# Directive:
Restate the data below word for word. Skip any images it contains.

━━━━━━━━━━━━━━━━

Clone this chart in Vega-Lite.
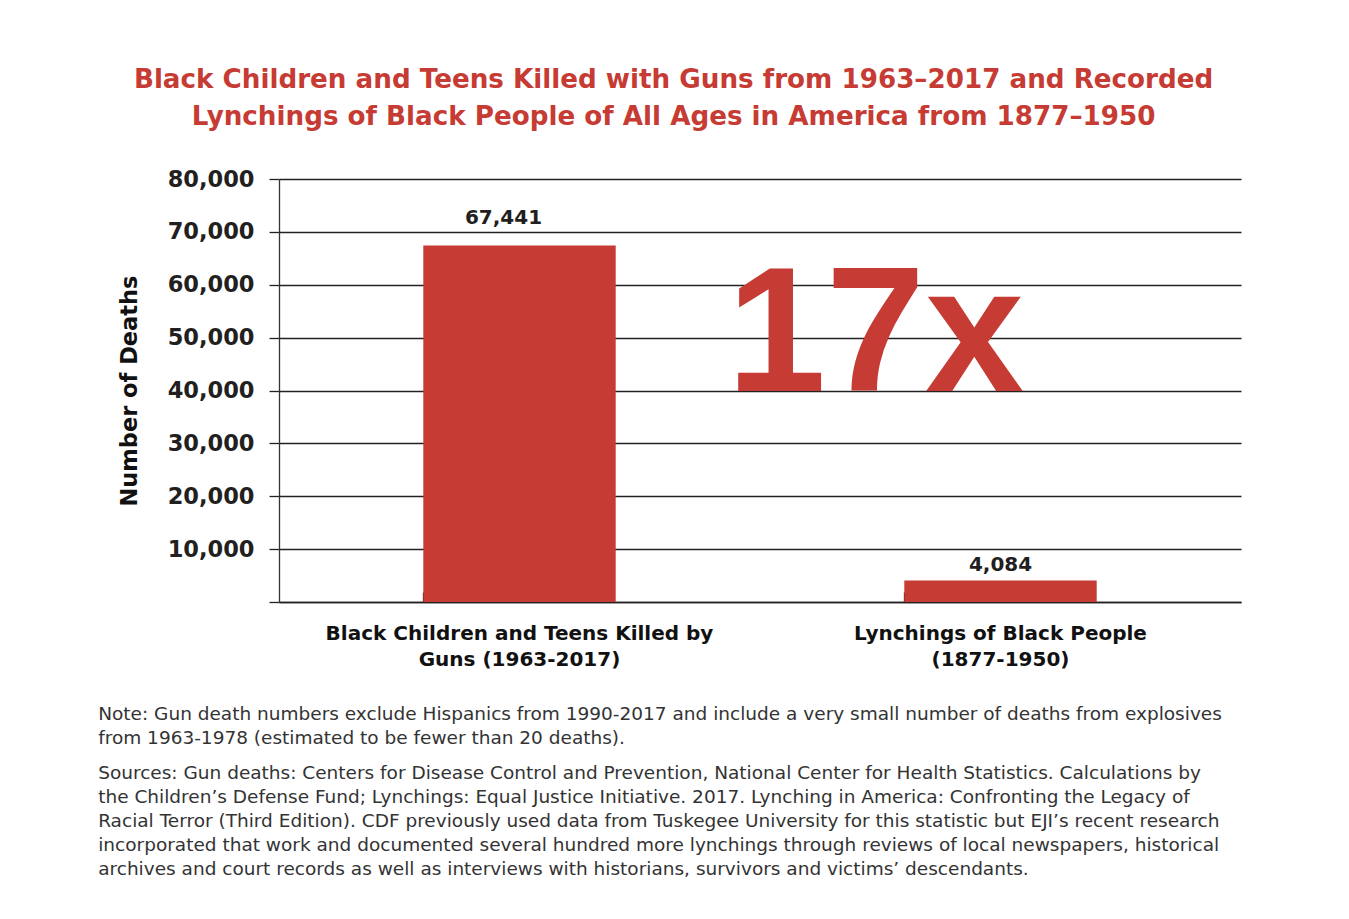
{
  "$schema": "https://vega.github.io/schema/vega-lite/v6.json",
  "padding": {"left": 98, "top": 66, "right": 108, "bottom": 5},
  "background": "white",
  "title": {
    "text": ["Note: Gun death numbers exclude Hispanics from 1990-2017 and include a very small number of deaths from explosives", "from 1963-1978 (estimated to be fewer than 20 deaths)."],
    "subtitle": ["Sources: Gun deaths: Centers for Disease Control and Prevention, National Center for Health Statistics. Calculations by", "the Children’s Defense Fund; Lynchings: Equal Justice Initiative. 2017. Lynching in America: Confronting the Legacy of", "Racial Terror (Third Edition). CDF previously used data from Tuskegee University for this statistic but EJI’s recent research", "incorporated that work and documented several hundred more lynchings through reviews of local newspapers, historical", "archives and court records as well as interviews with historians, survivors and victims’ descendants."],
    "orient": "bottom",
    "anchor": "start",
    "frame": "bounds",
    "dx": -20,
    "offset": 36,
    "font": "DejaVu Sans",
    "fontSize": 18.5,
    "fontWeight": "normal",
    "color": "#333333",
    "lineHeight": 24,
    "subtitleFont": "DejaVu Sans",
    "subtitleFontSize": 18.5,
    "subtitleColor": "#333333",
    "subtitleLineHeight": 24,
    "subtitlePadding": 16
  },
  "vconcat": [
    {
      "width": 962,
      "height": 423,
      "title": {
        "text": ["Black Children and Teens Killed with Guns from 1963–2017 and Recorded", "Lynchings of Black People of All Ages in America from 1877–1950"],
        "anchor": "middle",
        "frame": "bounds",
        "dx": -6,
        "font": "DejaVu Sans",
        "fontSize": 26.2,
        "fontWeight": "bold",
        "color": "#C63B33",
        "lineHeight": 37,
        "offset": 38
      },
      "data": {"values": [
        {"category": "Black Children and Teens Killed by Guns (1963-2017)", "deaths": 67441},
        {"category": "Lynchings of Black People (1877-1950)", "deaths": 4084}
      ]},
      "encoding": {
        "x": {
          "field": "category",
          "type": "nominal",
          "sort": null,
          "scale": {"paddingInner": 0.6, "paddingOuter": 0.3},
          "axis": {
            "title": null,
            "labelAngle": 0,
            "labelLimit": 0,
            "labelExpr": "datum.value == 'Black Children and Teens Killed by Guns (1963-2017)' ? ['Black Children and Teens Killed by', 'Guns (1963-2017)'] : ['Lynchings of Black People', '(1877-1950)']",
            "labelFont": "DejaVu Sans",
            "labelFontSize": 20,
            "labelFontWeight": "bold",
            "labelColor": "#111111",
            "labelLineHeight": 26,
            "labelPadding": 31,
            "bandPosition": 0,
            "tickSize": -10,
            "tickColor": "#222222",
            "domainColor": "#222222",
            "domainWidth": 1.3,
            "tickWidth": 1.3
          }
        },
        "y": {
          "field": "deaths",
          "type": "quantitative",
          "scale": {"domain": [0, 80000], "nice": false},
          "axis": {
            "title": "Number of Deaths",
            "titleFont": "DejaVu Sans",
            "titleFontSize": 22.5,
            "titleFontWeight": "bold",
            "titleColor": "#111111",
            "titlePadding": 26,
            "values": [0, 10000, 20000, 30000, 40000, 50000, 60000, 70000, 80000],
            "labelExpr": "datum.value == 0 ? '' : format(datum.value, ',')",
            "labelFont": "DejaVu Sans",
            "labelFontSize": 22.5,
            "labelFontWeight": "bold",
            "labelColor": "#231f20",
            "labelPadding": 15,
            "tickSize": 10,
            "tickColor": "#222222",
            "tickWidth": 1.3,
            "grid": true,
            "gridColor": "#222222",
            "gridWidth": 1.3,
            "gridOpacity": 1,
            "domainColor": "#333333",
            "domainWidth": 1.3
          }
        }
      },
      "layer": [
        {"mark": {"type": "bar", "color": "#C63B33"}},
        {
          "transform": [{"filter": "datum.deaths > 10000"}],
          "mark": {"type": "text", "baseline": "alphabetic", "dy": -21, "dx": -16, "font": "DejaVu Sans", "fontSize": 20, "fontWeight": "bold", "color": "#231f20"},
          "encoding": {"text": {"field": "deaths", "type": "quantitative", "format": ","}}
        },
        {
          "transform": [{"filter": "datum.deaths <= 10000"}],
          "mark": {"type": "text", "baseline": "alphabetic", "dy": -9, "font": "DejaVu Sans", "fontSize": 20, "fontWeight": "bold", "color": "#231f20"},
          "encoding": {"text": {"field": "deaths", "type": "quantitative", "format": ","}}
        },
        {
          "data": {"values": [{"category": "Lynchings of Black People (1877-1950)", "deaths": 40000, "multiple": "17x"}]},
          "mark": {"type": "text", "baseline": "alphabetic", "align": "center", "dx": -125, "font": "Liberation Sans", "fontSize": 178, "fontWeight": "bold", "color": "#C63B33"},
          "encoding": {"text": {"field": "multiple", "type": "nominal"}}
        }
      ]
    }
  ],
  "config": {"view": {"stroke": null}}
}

━━━━━━━━━━━━━━━━

# Answer to this exercise:
Clone this chart in Vega-Lite.
{
  "$schema": "https://vega.github.io/schema/vega-lite/v6.json",
  "padding": {"left": 98, "top": 66, "right": 108, "bottom": 5},
  "background": "white",
  "title": {
    "text": ["Note: Gun death numbers exclude Hispanics from 1990-2017 and include a very small number of deaths from explosives", "from 1963-1978 (estimated to be fewer than 20 deaths)."],
    "subtitle": ["Sources: Gun deaths: Centers for Disease Control and Prevention, National Center for Health Statistics. Calculations by", "the Children’s Defense Fund; Lynchings: Equal Justice Initiative. 2017. Lynching in America: Confronting the Legacy of", "Racial Terror (Third Edition). CDF previously used data from Tuskegee University for this statistic but EJI’s recent research", "incorporated that work and documented several hundred more lynchings through reviews of local newspapers, historical", "archives and court records as well as interviews with historians, survivors and victims’ descendants."],
    "orient": "bottom",
    "anchor": "start",
    "frame": "bounds",
    "dx": -20,
    "offset": 36,
    "font": "DejaVu Sans",
    "fontSize": 18.5,
    "fontWeight": "normal",
    "color": "#333333",
    "lineHeight": 24,
    "subtitleFont": "DejaVu Sans",
    "subtitleFontSize": 18.5,
    "subtitleColor": "#333333",
    "subtitleLineHeight": 24,
    "subtitlePadding": 16
  },
  "vconcat": [
    {
      "width": 962,
      "height": 423,
      "title": {
        "text": ["Black Children and Teens Killed with Guns from 1963–2017 and Recorded", "Lynchings of Black People of All Ages in America from 1877–1950"],
        "anchor": "middle",
        "frame": "bounds",
        "dx": -6,
        "font": "DejaVu Sans",
        "fontSize": 26.2,
        "fontWeight": "bold",
        "color": "#C63B33",
        "lineHeight": 37,
        "offset": 38
      },
      "data": {"values": [
        {"category": "Black Children and Teens Killed by Guns (1963-2017)", "deaths": 67441},
        {"category": "Lynchings of Black People (1877-1950)", "deaths": 4084}
      ]},
      "encoding": {
        "x": {
          "field": "category",
          "type": "nominal",
          "sort": null,
          "scale": {"paddingInner": 0.6, "paddingOuter": 0.3},
          "axis": {
            "title": null,
            "labelAngle": 0,
            "labelLimit": 0,
            "labelExpr": "datum.value == 'Black Children and Teens Killed by Guns (1963-2017)' ? ['Black Children and Teens Killed by', 'Guns (1963-2017)'] : ['Lynchings of Black People', '(1877-1950)']",
            "labelFont": "DejaVu Sans",
            "labelFontSize": 20,
            "labelFontWeight": "bold",
            "labelColor": "#111111",
            "labelLineHeight": 26,
            "labelPadding": 31,
            "bandPosition": 0,
            "tickSize": -10,
            "tickColor": "#222222",
            "domainColor": "#222222",
            "domainWidth": 1.3,
            "tickWidth": 1.3
          }
        },
        "y": {
          "field": "deaths",
          "type": "quantitative",
          "scale": {"domain": [0, 80000], "nice": false},
          "axis": {
            "title": "Number of Deaths",
            "titleFont": "DejaVu Sans",
            "titleFontSize": 22.5,
            "titleFontWeight": "bold",
            "titleColor": "#111111",
            "titlePadding": 26,
            "values": [0, 10000, 20000, 30000, 40000, 50000, 60000, 70000, 80000],
            "labelExpr": "datum.value == 0 ? '' : format(datum.value, ',')",
            "labelFont": "DejaVu Sans",
            "labelFontSize": 22.5,
            "labelFontWeight": "bold",
            "labelColor": "#231f20",
            "labelPadding": 15,
            "tickSize": 10,
            "tickColor": "#222222",
            "tickWidth": 1.3,
            "grid": true,
            "gridColor": "#222222",
            "gridWidth": 1.3,
            "gridOpacity": 1,
            "domainColor": "#333333",
            "domainWidth": 1.3
          }
        }
      },
      "layer": [
        {"mark": {"type": "bar", "color": "#C63B33"}},
        {
          "transform": [{"filter": "datum.deaths > 10000"}],
          "mark": {"type": "text", "baseline": "alphabetic", "dy": -21, "dx": -16, "font": "DejaVu Sans", "fontSize": 20, "fontWeight": "bold", "color": "#231f20"},
          "encoding": {"text": {"field": "deaths", "type": "quantitative", "format": ","}}
        },
        {
          "transform": [{"filter": "datum.deaths <= 10000"}],
          "mark": {"type": "text", "baseline": "alphabetic", "dy": -9, "font": "DejaVu Sans", "fontSize": 20, "fontWeight": "bold", "color": "#231f20"},
          "encoding": {"text": {"field": "deaths", "type": "quantitative", "format": ","}}
        },
        {
          "data": {"values": [{"category": "Lynchings of Black People (1877-1950)", "deaths": 40000, "multiple": "17x"}]},
          "mark": {"type": "text", "baseline": "alphabetic", "align": "center", "dx": -125, "font": "Liberation Sans", "fontSize": 178, "fontWeight": "bold", "color": "#C63B33"},
          "encoding": {"text": {"field": "multiple", "type": "nominal"}}
        }
      ]
    }
  ],
  "config": {"view": {"stroke": null}}
}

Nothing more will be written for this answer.